On January 5, Jonathan Pershing, the U.S. Deputy Special Envoy for Climate Change, told an audience at the Center for Strategic and International Studies that the framework established by the Cancun Agreements signals a busy year for implementation of climate measures in 2011.  The Cancun Agreements hammered out what Pershing called a “balanced package” of steps toward the UN Framework Convention on Climate Change’s goal of avoiding dangerous climate change, including mitigation goals and a verification system, an adaptation framework, deforestation reduction, a funding mechanism, and a commitment to near-term and long-term climate financing for the least developed countries.

Pershing gave an overview of the progress made in global climate negotiations from the adoption of the UN Framework Convention in 1992 to the COP16 (16th Conference of the Parties) talks in Cancun, Mexico, in December 2010.  He argued that, in considering the state of the global negotiations, the incremental progress in global engagement made over the past twenty years is the appropriate frame for analysis.  He commented on the strength of the fundamental science underlying the negotiations, suggesting that recent research offers “nuance around the margins of how bad it will be.”

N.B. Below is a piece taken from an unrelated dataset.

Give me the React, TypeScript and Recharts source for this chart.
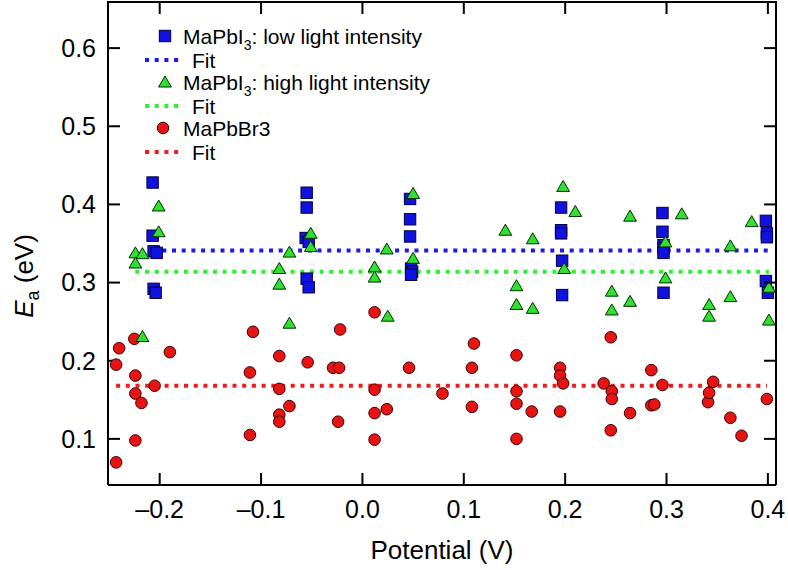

Pershing said that the Copenhagen talks of 2009 represented a profound paradigm shift in the negotiations.  Under the Kyoto Protocol, emissions obligations were allocated in a “top-down” fashion and were restricted to current member countries of the OECD.  In contrast, he said, the framework that came out of Copenhagen outlined a “bottom-up” approach in which countries could voluntarily take on actions suitable to their circumstances. Ultimately, this approach incorporated a much larger group of countries than those that made commitments under the Kyoto Protocol.  He said this change reflected the reality that the largest emitters are not prepared to commit to a binding top-down agreement.

Following the Copenhagen Accord, the Cancun Agreements of 2010 put together a package of bottom-up steps toward the Framework Convention’s goal of avoiding dangerous anthropogenic interference in the climate system.  Pershing identified the following key elements of the Agreements: a shared vision for a balanced package of mitigation, adaptation, finance, technology, and capacity building; a commitment to reducing emissions from destruction and degradation of forests (REDD); and substantive mechanisms for advancing these objectives.

Pershing said the “Adaptation Framework” is significant in its acknowledgement that, collectively, we cannot solve the climate problem before damages occur, especially in the least developed nations.  Efforts to adapt to inevitable climate change consequences are essential.

The Agreements established a Green Fund for disbursing climate funding to developing nations.  Pershing said there is a consensus that an alternative to the World Bank is needed as an appropriate funding vehicle.  The parties also agreed to a mobilization of $30 billion in “fast-start” public and private capital through 2012 to developing countries to reduce emissions and adapt to climate change, and to mobilize $100 billion annually by 2020.  A technology mechanism will also be launched to assist with technology transfer from developed to least developed countries.

CSW Director Rick Piltz was recently asked on Al Jazeera English TV if it might be better to leave the U.S. out of these negotiations altogether.  Pershing answered a similar inquiry, saying, in effect, that without buy-in from both the U.S. and the major developing economies, a global, legally binding agreement will not be possible.  With that in mind, however, Pershing said that he does not anticipate a legally binding outcome in the 2011 COP17 talks in Durban, South Africa.

In response to a question about the significance of U.S. financing for a global agreement, given the collapse of U.S. climate legislation and with it a mechanism for raising funds, Pershing conceded that it is “an open question as to what Congress chooses to do” for near-term financing, but said that he believes the U.S. is on track to making an appropriate contribution.  It is not clear how this would happen.

With the amount of deficit demagoguery taking place in the U.S. Congress, it’s difficult to imagine a robust commitment to near-term financing making it through the appropriations process.  As Kate Sheppard of Mother Jones reported, four Senate Republicans have already sent a letter to Secretary of State Hillary Clinton opposing the “transfer of billions of U.S. taxpayer dollars to developing nations in the name of climate change.”  It’s only going to get worse.

Significant steps were undoubtedly taken in Cancun.  Confidence in the UN multilateral negotiating process was seen as revived by many observers.  The process did not run off the rails as it had looked like it might.  But it remains questionable whether bottom-up domestic deployment and support for international efforts, in the absence of binding emissions caps in the major emitting economies and guaranteed funding from the U.S. and other developed nations, can come anywhere near reaching the goal of limiting the global average warming to 2o C above the preindustrial level.  Commitments that have been made to date leave us very far from that goal.

Another year of diplomacy has gone by.  Speaking diplomatically and acknowledging the great complexity of the negotiating issues, the climate change problem still appears almost as intractable as ever.